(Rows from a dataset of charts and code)
%%

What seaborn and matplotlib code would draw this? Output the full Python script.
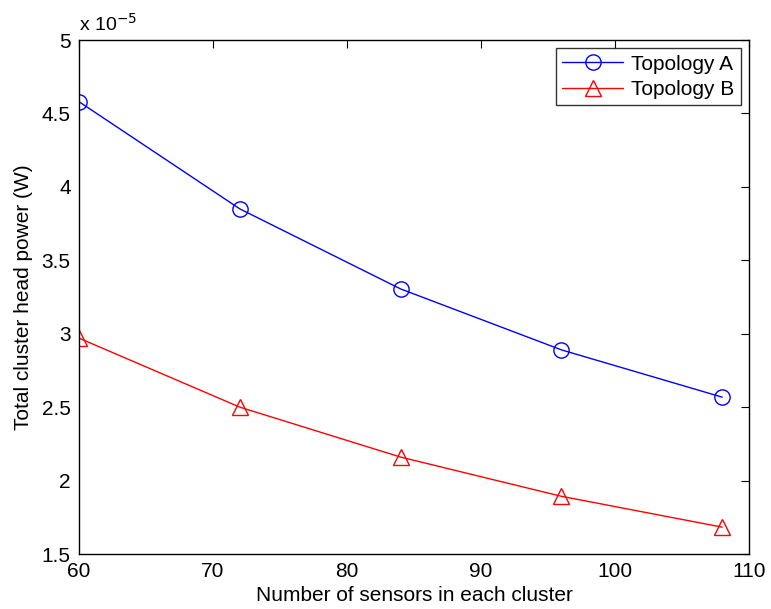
import matplotlib
matplotlib.use("Agg")
import matplotlib.pyplot as plt
from matplotlib.ticker import FuncFormatter
import seaborn as sns
import pandas as pd

# data (W)
sensors = [60, 72, 84, 96, 108]
topology_a = [4.58e-5, 3.85e-5, 3.305e-5, 2.89e-5, 2.568e-5]
topology_b = [2.97e-5, 2.50e-5, 2.16e-5, 1.893e-5, 1.683e-5]
series_names = ["Topology A", "Topology B"]

df = pd.DataFrame({
    "sensors": sensors * 2,
    "power": topology_a + topology_b,
    "series": [series_names[0]] * len(sensors) + [series_names[1]] * len(sensors),
})

sns.set_style("white")
plt.rcParams["font.family"] = ["Liberation Sans", "DejaVu Sans"]
plt.rcParams["font.size"] = 15
plt.rcParams["text.color"] = "black"
plt.rcParams["axes.labelcolor"] = "black"

fig = plt.figure(figsize=(7.71, 6.09), dpi=100)
ax = fig.add_axes([0.1025, 0.0903, 0.869, 0.844])

sns.lineplot(data=df, x="sensors", y="power", hue="series", style="series",
             markers={"Topology A": "o", "Topology B": "^"}, dashes=False,
             palette={"Topology A": "blue", "Topology B": "red"},
             markersize=11, markeredgewidth=1.0,
             linewidth=1.0, ax=ax)
# open markers as in the original
for line in ax.lines:
    line.set_markerfacecolor("none")
    line.set_markeredgecolor(line.get_color())

ax.set_xlim(60, 110)
ax.set_ylim(1.5e-5, 5e-5)
ax.set_xticks([60, 70, 80, 90, 100, 110])
ax.set_yticks([1.5e-5, 2e-5, 2.5e-5, 3e-5, 3.5e-5, 4e-5, 4.5e-5, 5e-5])
ax.yaxis.set_major_formatter(FuncFormatter(lambda v, p: f"{v / 1e-5:g}"))
ax.tick_params(direction="in", length=6, width=0.8, top=True, right=True,
               labelsize=15, colors="black", pad=6)
for s in ax.spines.values():
    s.set_color("black")
    s.set_linewidth(1.0)

ax.set_xlabel("Number of sensors in each cluster", fontsize=15, labelpad=3)
ax.set_ylabel("Total cluster head power (W)", fontsize=15, labelpad=6)
ax.text(0.0, 1.01, r"x 10$^{-5}$", transform=ax.transAxes, fontsize=14,
        ha="left", va="bottom")

leg = ax.legend(loc="upper right", fontsize=15, frameon=True, fancybox=False,
                edgecolor="black", handlelength=2.9, borderpad=0.3,
                labelspacing=0.3, handletextpad=0.4, borderaxespad=0.4)
leg.get_frame().set_linewidth(1.0)
for h in leg.legend_handles:
    h.set_markerfacecolor("none")

fig.savefig("out.png", dpi=100)
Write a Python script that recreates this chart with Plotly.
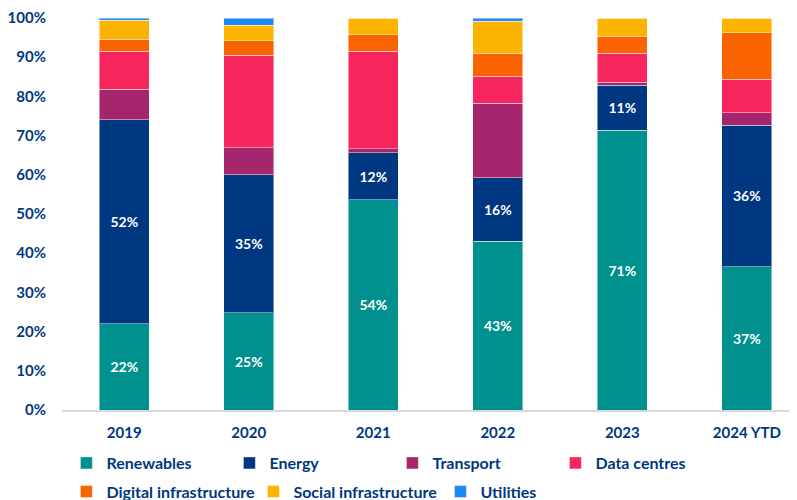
import plotly.graph_objects as go

categories = ["2019", "2020", "2021", "2022", "2023", "2024 YTD"]
renewables = [22.0, 24.8, 53.6, 43.0, 71.4, 36.6]
energy = [52.0, 35.2, 12.0, 16.3, 11.4, 36.0]
transport = [7.8, 6.9, 1.1, 18.9, 0.8, 3.2]
data_centres = [9.7, 23.6, 24.8, 7.0, 7.4, 8.6]
digital_infra = [3.1, 3.7, 4.2, 5.8, 4.3, 11.8]
social_infra = [4.8, 4.0, 4.3, 8.2, 4.7, 3.8]
utilities = [0.6, 1.8, 0.0, 0.8, 0.0, 0.0]
y_ticks = [0, 10, 20, 30, 40, 50, 60, 70, 80, 90, 100]

series = [
    ("Renewables", renewables, "#00908D", True, "legend"),
    ("Energy", energy, "#003781", True, "legend"),
    ("Transport", transport, "#A6266E", False, "legend"),
    ("Data centres", data_centres, "#F6255B", False, "legend"),
    ("Digital infrastructure", digital_infra, "#F96400", False, "legend2"),
    ("Social infrastructure", social_infra, "#FDB400", False, "legend2"),
    ("Utilities", utilities, "#1E88F5", False, "legend2"),
]

NAVY = "#003781"
FONT = "Lato"

fig = go.Figure()
for name, vals, color, labelled, leg in series:
    fig.add_trace(go.Bar(
        name=name,
        x=categories,
        y=vals,
        width=0.4,
        legend=leg,
        marker=dict(color=color, line=dict(color="rgba(255,255,255,0.45)", width=1)),
        text=[f"{round(v)}%" for v in vals] if labelled else None,
        textposition="inside" if labelled else "none",
        insidetextanchor="middle",
        textangle=0,
        textfont=dict(family=FONT, size=14, color="white", weight="bold"),
        hoverinfo="x+y+name",
    ))

legend_common = dict(
    orientation="h",
    x=0.006,
    xanchor="left",
    yanchor="middle",
    entrywidthmode="pixels",
    itemwidth=30,
    traceorder="normal",
    font=dict(family=FONT, size=16, color=NAVY, weight="bold"),
    bgcolor="rgba(0,0,0,0)",
)

# page body adds an 8px margin, so the figure is sized/offset to compensate
fig.update_layout(
    barmode="stack",
    width=789,
    height=492,
    margin=dict(l=54, r=0, t=10, b=90, autoexpand=False),
    plot_bgcolor="white",
    paper_bgcolor="white",
    font=dict(family=FONT, size=15, color=NAVY, weight="bold"),
    legend=dict(legend_common, y=-0.1352, entrywidth=118),
    legend2=dict(legend_common, y=-0.2084, entrywidth=142),
)
fig.update_xaxes(
    type="category",
    range=[-0.5, 5.403],
    showline=True,
    linecolor="#D9D9D9",
    linewidth=2,
    showgrid=False,
    ticks="",
    ticklabelstandoff=8,
    tickfont=dict(family=FONT, size=15, color=NAVY, weight="bold"),
)
fig.update_yaxes(
    range=[0, 100],
    tickvals=y_ticks,
    ticktext=[f"{v}%" for v in y_ticks],
    showgrid=False,
    zeroline=False,
    showline=False,
    ticks="",
    ticklabelstandoff=15,
    tickfont=dict(family=FONT, size=15, color=NAVY, weight="bold"),
)

fig.write_html("out.html")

%%

Write every record out again exactly; no pictures belong in the copy.

● COMPLETE RESPONSE:
What seaborn and matplotlib code would draw this? Output the full Python script.
import matplotlib
matplotlib.use("Agg")
import matplotlib.pyplot as plt
from matplotlib.ticker import FuncFormatter
import seaborn as sns
import pandas as pd

# data (W)
sensors = [60, 72, 84, 96, 108]
topology_a = [4.58e-5, 3.85e-5, 3.305e-5, 2.89e-5, 2.568e-5]
topology_b = [2.97e-5, 2.50e-5, 2.16e-5, 1.893e-5, 1.683e-5]
series_names = ["Topology A", "Topology B"]

df = pd.DataFrame({
    "sensors": sensors * 2,
    "power": topology_a + topology_b,
    "series": [series_names[0]] * len(sensors) + [series_names[1]] * len(sensors),
})

sns.set_style("white")
plt.rcParams["font.family"] = ["Liberation Sans", "DejaVu Sans"]
plt.rcParams["font.size"] = 15
plt.rcParams["text.color"] = "black"
plt.rcParams["axes.labelcolor"] = "black"

fig = plt.figure(figsize=(7.71, 6.09), dpi=100)
ax = fig.add_axes([0.1025, 0.0903, 0.869, 0.844])

sns.lineplot(data=df, x="sensors", y="power", hue="series", style="series",
             markers={"Topology A": "o", "Topology B": "^"}, dashes=False,
             palette={"Topology A": "blue", "Topology B": "red"},
             markersize=11, markeredgewidth=1.0,
             linewidth=1.0, ax=ax)
# open markers as in the original
for line in ax.lines:
    line.set_markerfacecolor("none")
    line.set_markeredgecolor(line.get_color())

ax.set_xlim(60, 110)
ax.set_ylim(1.5e-5, 5e-5)
ax.set_xticks([60, 70, 80, 90, 100, 110])
ax.set_yticks([1.5e-5, 2e-5, 2.5e-5, 3e-5, 3.5e-5, 4e-5, 4.5e-5, 5e-5])
ax.yaxis.set_major_formatter(FuncFormatter(lambda v, p: f"{v / 1e-5:g}"))
ax.tick_params(direction="in", length=6, width=0.8, top=True, right=True,
               labelsize=15, colors="black", pad=6)
for s in ax.spines.values():
    s.set_color("black")
    s.set_linewidth(1.0)

ax.set_xlabel("Number of sensors in each cluster", fontsize=15, labelpad=3)
ax.set_ylabel("Total cluster head power (W)", fontsize=15, labelpad=6)
ax.text(0.0, 1.01, r"x 10$^{-5}$", transform=ax.transAxes, fontsize=14,
        ha="left", va="bottom")

leg = ax.legend(loc="upper right", fontsize=15, frameon=True, fancybox=False,
                edgecolor="black", handlelength=2.9, borderpad=0.3,
                labelspacing=0.3, handletextpad=0.4, borderaxespad=0.4)
leg.get_frame().set_linewidth(1.0)
for h in leg.legend_handles:
    h.set_markerfacecolor("none")

fig.savefig("out.png", dpi=100)
Write a Python script that recreates this chart with Plotly.
import plotly.graph_objects as go

categories = ["2019", "2020", "2021", "2022", "2023", "2024 YTD"]
renewables = [22.0, 24.8, 53.6, 43.0, 71.4, 36.6]
energy = [52.0, 35.2, 12.0, 16.3, 11.4, 36.0]
transport = [7.8, 6.9, 1.1, 18.9, 0.8, 3.2]
data_centres = [9.7, 23.6, 24.8, 7.0, 7.4, 8.6]
digital_infra = [3.1, 3.7, 4.2, 5.8, 4.3, 11.8]
social_infra = [4.8, 4.0, 4.3, 8.2, 4.7, 3.8]
utilities = [0.6, 1.8, 0.0, 0.8, 0.0, 0.0]
y_ticks = [0, 10, 20, 30, 40, 50, 60, 70, 80, 90, 100]

series = [
    ("Renewables", renewables, "#00908D", True, "legend"),
    ("Energy", energy, "#003781", True, "legend"),
    ("Transport", transport, "#A6266E", False, "legend"),
    ("Data centres", data_centres, "#F6255B", False, "legend"),
    ("Digital infrastructure", digital_infra, "#F96400", False, "legend2"),
    ("Social infrastructure", social_infra, "#FDB400", False, "legend2"),
    ("Utilities", utilities, "#1E88F5", False, "legend2"),
]

NAVY = "#003781"
FONT = "Lato"

fig = go.Figure()
for name, vals, color, labelled, leg in series:
    fig.add_trace(go.Bar(
        name=name,
        x=categories,
        y=vals,
        width=0.4,
        legend=leg,
        marker=dict(color=color, line=dict(color="rgba(255,255,255,0.45)", width=1)),
        text=[f"{round(v)}%" for v in vals] if labelled else None,
        textposition="inside" if labelled else "none",
        insidetextanchor="middle",
        textangle=0,
        textfont=dict(family=FONT, size=14, color="white", weight="bold"),
        hoverinfo="x+y+name",
    ))

legend_common = dict(
    orientation="h",
    x=0.006,
    xanchor="left",
    yanchor="middle",
    entrywidthmode="pixels",
    itemwidth=30,
    traceorder="normal",
    font=dict(family=FONT, size=16, color=NAVY, weight="bold"),
    bgcolor="rgba(0,0,0,0)",
)

# page body adds an 8px margin, so the figure is sized/offset to compensate
fig.update_layout(
    barmode="stack",
    width=789,
    height=492,
    margin=dict(l=54, r=0, t=10, b=90, autoexpand=False),
    plot_bgcolor="white",
    paper_bgcolor="white",
    font=dict(family=FONT, size=15, color=NAVY, weight="bold"),
    legend=dict(legend_common, y=-0.1352, entrywidth=118),
    legend2=dict(legend_common, y=-0.2084, entrywidth=142),
)
fig.update_xaxes(
    type="category",
    range=[-0.5, 5.403],
    showline=True,
    linecolor="#D9D9D9",
    linewidth=2,
    showgrid=False,
    ticks="",
    ticklabelstandoff=8,
    tickfont=dict(family=FONT, size=15, color=NAVY, weight="bold"),
)
fig.update_yaxes(
    range=[0, 100],
    tickvals=y_ticks,
    ticktext=[f"{v}%" for v in y_ticks],
    showgrid=False,
    zeroline=False,
    showline=False,
    ticks="",
    ticklabelstandoff=15,
    tickfont=dict(family=FONT, size=15, color=NAVY, weight="bold"),
)

fig.write_html("out.html")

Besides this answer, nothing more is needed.